Let’s untether ourselves for a minute from the world of physical goods and try to see software development as a creative problem. Creative problems like designing an interface, writing a novel, inventing a machine, or composing a symphony have much more in common with the challenges of software development than does building a house or manufacturing a car.
Some might argue that software has specifications: design documents, business requirements, visual mockups and so on, which specify a single solution, but they don’t.
From a development perspective, those documents are the problem definition, not the solution. Software can only be specified in code, in the same way that a book can only be specified through its writing. Code itself is nothing more than an unambiguous and complete specification. If business requirements were complete specifications, you’d be able to compile and run them, but you can’t.
Coding is a creative problem. Every time a developer writes code, he is taking a non-deterministic path towards an unknown solution?—?a unique solution that has never been created before.
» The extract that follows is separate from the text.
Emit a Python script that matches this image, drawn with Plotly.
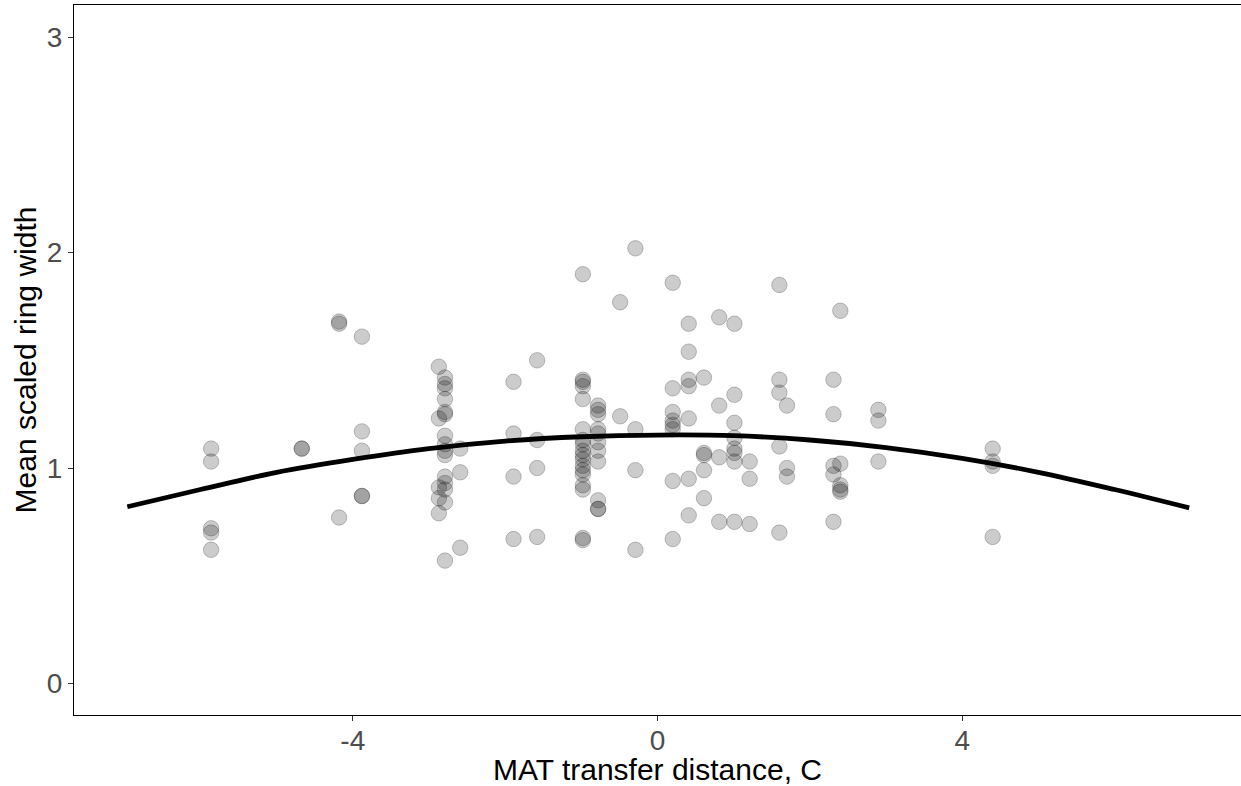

If the work weren’t unique, he wouldn’t need to write it, he’d simply copy and paste it.
Looking at development through this lens, it’s clear that there’s a mismatch between the type of problems we’re facing and the processes we use to solve them today. Even Agile methodologies are still rooted in the flawed construction metaphor. The mismatch between the type of problems we face and the way we choose to model them is responsible for much of the pain, frustration, and absurdity we’ve come to accept as the norm in our industry today.